Provided data:
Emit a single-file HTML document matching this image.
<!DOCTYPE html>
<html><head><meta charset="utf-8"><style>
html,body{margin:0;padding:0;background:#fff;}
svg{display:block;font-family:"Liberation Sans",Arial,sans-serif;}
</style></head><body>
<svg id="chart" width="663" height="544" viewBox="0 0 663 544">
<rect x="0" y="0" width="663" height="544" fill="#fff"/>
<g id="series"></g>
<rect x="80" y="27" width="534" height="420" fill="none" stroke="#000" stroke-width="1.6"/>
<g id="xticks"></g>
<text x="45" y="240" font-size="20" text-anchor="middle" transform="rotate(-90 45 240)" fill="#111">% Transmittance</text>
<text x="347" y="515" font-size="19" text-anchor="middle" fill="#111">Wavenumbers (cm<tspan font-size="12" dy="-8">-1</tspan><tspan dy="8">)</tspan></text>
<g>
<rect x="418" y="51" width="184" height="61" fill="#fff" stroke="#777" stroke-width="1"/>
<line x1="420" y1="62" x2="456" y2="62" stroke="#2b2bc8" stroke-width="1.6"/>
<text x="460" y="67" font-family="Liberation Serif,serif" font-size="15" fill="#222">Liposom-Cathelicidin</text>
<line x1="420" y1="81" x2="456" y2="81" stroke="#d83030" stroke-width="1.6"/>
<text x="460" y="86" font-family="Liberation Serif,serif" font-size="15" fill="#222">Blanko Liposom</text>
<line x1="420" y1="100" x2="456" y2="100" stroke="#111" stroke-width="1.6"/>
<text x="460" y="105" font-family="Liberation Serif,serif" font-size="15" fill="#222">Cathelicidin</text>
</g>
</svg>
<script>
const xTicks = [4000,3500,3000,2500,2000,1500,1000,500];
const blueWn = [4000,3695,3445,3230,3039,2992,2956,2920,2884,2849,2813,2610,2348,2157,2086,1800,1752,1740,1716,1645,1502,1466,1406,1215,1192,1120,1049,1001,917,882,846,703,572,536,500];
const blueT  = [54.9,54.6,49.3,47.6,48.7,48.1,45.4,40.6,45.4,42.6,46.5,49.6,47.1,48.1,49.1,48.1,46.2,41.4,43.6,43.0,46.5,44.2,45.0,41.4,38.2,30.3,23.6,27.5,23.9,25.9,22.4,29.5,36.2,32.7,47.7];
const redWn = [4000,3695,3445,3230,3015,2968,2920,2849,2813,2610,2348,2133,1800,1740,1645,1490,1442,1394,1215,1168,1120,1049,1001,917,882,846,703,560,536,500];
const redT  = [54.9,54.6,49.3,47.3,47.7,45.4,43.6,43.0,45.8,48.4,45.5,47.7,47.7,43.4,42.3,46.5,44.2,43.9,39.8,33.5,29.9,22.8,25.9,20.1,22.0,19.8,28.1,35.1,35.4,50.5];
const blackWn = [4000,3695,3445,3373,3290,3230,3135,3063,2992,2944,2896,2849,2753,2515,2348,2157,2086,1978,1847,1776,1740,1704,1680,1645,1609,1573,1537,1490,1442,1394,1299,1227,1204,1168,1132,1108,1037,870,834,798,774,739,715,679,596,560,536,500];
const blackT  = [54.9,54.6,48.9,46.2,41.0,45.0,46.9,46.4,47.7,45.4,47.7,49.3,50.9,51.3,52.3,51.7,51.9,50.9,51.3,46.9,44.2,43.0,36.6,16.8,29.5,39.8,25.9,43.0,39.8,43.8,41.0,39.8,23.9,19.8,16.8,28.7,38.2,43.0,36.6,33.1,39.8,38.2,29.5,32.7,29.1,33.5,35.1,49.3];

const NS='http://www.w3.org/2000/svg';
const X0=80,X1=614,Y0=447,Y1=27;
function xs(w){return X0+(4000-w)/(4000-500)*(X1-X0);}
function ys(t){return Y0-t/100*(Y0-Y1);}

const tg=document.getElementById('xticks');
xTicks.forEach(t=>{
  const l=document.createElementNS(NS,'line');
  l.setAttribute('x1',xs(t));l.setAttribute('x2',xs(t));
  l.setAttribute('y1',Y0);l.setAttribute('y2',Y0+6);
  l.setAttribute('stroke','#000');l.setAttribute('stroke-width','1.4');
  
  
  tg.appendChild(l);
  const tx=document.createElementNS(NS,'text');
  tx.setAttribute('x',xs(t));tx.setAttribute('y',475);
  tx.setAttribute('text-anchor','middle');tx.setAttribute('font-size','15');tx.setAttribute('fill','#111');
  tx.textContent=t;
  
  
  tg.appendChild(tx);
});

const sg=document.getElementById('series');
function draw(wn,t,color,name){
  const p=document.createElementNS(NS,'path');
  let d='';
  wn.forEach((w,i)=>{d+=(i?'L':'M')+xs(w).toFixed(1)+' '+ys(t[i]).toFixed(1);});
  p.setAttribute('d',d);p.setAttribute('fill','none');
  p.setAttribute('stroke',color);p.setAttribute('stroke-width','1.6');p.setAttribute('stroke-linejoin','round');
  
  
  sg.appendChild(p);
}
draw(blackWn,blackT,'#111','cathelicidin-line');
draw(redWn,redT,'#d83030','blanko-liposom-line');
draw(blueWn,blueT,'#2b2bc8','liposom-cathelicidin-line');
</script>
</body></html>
* * *
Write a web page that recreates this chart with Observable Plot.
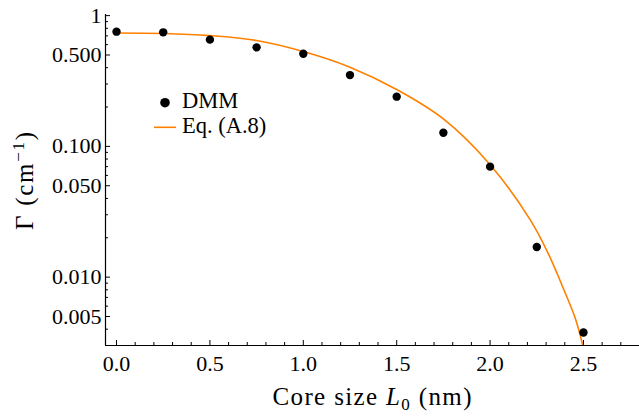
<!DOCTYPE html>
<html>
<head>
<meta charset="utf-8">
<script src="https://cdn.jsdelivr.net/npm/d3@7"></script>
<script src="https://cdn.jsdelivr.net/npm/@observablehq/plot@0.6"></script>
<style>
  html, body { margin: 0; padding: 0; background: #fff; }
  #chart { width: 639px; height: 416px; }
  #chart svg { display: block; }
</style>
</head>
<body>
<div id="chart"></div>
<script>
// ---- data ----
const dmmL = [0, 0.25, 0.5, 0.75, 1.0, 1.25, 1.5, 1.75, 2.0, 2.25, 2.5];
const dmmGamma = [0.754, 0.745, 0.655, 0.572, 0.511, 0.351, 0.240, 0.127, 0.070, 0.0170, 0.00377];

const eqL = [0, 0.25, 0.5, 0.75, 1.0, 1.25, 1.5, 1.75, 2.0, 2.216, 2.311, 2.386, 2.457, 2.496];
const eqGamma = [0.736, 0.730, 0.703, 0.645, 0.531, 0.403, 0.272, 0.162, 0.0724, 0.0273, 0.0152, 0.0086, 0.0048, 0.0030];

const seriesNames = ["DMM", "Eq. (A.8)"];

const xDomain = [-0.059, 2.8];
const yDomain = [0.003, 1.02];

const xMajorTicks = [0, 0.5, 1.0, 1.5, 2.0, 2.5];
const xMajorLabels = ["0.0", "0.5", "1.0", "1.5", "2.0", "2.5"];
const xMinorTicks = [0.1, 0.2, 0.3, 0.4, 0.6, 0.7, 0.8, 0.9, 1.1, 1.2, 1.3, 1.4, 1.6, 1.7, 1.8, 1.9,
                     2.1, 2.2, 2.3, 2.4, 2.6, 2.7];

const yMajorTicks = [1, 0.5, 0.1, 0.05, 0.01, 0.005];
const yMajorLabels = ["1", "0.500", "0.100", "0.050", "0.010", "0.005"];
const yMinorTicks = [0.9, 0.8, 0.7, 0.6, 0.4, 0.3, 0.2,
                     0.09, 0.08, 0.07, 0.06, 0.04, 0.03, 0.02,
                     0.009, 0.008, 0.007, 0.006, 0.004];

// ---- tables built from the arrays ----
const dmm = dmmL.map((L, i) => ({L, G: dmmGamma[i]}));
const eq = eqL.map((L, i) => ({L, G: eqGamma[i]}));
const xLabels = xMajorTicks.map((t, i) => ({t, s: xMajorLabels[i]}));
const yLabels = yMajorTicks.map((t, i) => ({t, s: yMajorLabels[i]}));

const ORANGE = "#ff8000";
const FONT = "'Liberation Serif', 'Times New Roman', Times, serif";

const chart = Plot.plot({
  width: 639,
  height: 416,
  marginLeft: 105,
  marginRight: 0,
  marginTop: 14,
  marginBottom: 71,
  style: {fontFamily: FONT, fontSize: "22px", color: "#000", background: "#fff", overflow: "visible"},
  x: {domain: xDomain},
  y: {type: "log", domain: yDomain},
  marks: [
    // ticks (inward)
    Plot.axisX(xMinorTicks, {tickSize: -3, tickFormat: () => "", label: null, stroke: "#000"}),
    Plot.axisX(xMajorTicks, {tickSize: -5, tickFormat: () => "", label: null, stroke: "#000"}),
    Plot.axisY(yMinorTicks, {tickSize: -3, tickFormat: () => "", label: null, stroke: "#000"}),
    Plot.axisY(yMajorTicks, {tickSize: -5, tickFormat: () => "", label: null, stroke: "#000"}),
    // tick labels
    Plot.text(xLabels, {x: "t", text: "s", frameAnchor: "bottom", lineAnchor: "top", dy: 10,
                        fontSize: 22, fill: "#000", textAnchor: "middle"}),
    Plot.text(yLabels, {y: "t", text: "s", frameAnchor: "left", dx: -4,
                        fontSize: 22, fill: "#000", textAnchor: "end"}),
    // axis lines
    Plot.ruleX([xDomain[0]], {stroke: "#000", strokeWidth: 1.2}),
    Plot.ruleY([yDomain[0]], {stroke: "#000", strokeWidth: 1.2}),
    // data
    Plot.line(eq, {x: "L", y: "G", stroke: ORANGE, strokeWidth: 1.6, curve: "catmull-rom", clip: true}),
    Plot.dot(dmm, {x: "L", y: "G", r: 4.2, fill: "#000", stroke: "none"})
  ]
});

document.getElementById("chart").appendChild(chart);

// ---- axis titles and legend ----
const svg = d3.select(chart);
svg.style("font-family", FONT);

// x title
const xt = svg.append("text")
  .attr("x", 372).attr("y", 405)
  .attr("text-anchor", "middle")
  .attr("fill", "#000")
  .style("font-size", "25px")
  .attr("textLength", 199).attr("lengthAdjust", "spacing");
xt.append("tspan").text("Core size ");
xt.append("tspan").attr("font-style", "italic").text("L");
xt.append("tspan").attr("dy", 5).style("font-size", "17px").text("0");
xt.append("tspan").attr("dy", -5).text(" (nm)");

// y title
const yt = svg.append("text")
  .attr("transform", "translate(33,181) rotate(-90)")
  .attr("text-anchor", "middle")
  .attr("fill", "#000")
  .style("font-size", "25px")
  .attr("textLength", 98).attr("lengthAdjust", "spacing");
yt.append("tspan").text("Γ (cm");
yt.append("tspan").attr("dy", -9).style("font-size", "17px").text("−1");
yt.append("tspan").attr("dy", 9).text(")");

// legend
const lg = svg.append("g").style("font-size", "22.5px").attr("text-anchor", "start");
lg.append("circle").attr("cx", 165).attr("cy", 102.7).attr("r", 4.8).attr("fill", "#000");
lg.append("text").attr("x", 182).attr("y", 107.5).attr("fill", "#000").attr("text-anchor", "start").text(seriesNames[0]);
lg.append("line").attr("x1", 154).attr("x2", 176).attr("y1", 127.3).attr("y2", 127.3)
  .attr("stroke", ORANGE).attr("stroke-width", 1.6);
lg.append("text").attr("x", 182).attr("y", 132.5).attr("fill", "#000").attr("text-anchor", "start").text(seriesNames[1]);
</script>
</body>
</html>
--
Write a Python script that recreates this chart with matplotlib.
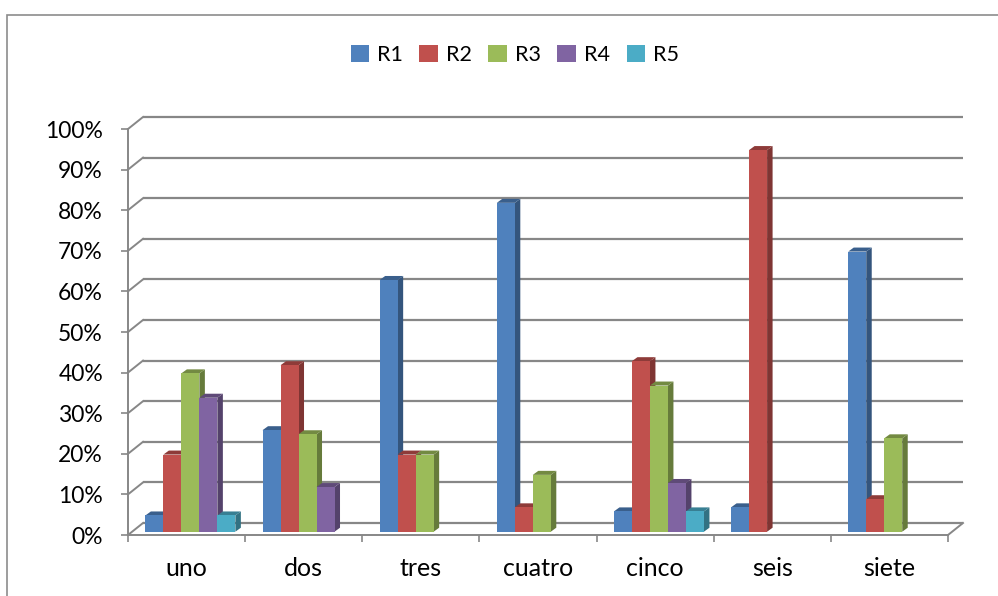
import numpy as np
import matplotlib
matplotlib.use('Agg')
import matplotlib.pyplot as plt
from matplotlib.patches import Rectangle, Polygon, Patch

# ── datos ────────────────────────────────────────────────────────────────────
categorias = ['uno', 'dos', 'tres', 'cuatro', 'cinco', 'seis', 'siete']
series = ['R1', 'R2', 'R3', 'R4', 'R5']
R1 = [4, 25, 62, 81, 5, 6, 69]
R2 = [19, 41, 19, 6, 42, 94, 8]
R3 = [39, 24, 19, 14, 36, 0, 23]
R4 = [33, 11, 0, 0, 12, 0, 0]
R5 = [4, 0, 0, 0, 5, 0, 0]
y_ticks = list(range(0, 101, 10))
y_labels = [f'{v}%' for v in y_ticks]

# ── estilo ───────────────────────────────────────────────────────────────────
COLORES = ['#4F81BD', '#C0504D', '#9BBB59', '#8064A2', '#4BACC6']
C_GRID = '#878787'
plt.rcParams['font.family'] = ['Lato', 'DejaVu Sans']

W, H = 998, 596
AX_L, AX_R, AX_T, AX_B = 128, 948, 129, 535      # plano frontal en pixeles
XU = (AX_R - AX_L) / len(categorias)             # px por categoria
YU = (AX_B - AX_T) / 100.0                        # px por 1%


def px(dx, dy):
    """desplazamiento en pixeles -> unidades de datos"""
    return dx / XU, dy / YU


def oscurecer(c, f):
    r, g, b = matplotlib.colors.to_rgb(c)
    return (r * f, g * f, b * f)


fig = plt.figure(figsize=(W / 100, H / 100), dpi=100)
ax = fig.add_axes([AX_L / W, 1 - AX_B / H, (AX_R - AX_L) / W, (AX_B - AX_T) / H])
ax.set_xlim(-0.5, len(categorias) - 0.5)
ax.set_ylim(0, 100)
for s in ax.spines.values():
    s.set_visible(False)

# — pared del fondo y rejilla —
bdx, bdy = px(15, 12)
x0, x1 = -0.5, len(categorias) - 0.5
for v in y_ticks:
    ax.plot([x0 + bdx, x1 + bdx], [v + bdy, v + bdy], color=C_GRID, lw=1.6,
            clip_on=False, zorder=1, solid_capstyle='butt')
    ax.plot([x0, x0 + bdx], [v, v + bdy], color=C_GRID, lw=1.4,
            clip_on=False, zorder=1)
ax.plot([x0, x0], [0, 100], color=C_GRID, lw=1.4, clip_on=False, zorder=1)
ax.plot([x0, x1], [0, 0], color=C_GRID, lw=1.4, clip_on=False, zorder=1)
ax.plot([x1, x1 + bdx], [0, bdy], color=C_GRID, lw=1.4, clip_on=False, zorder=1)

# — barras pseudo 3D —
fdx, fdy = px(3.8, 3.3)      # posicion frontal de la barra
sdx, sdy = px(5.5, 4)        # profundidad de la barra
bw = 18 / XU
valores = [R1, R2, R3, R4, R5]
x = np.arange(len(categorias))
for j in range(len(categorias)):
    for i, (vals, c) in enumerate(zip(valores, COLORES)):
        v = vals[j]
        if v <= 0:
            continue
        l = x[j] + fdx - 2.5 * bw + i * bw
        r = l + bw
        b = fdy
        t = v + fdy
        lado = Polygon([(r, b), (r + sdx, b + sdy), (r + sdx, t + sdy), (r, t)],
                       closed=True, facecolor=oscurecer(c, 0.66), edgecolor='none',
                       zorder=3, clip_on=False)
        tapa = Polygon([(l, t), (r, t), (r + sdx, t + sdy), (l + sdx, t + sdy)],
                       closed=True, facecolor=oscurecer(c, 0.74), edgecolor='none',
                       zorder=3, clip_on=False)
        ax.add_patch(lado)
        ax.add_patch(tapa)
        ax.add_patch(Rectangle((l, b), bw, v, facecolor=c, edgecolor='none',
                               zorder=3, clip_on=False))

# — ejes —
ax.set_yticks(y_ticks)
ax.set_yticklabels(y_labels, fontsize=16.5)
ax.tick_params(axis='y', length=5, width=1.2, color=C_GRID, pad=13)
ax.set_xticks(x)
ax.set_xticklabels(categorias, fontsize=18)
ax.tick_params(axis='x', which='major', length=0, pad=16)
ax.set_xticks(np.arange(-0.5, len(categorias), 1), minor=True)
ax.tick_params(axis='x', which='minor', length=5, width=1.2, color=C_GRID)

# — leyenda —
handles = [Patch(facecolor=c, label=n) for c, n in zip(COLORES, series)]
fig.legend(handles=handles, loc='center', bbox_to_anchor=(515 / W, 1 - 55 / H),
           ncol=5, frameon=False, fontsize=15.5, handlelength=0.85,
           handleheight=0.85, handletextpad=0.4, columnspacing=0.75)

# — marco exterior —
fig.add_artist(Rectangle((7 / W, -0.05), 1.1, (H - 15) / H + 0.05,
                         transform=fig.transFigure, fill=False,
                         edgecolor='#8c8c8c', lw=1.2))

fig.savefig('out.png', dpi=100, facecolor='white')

Written problem: Everything from the line that contains "Write a Python" down to the line that contains "YU = (AX_B - AX_T)" should be written out exactly, end lines too, minus the pictures.

Result of the task:
Write a Python script that recreates this chart with matplotlib.
import numpy as np
import matplotlib
matplotlib.use('Agg')
import matplotlib.pyplot as plt
from matplotlib.patches import Rectangle, Polygon, Patch

# ── datos ────────────────────────────────────────────────────────────────────
categorias = ['uno', 'dos', 'tres', 'cuatro', 'cinco', 'seis', 'siete']
series = ['R1', 'R2', 'R3', 'R4', 'R5']
R1 = [4, 25, 62, 81, 5, 6, 69]
R2 = [19, 41, 19, 6, 42, 94, 8]
R3 = [39, 24, 19, 14, 36, 0, 23]
R4 = [33, 11, 0, 0, 12, 0, 0]
R5 = [4, 0, 0, 0, 5, 0, 0]
y_ticks = list(range(0, 101, 10))
y_labels = [f'{v}%' for v in y_ticks]

# ── estilo ───────────────────────────────────────────────────────────────────
COLORES = ['#4F81BD', '#C0504D', '#9BBB59', '#8064A2', '#4BACC6']
C_GRID = '#878787'
plt.rcParams['font.family'] = ['Lato', 'DejaVu Sans']

W, H = 998, 596
AX_L, AX_R, AX_T, AX_B = 128, 948, 129, 535      # plano frontal en pixeles
XU = (AX_R - AX_L) / len(categorias)             # px por categoria
YU = (AX_B - AX_T) / 100.0                        # px por 1%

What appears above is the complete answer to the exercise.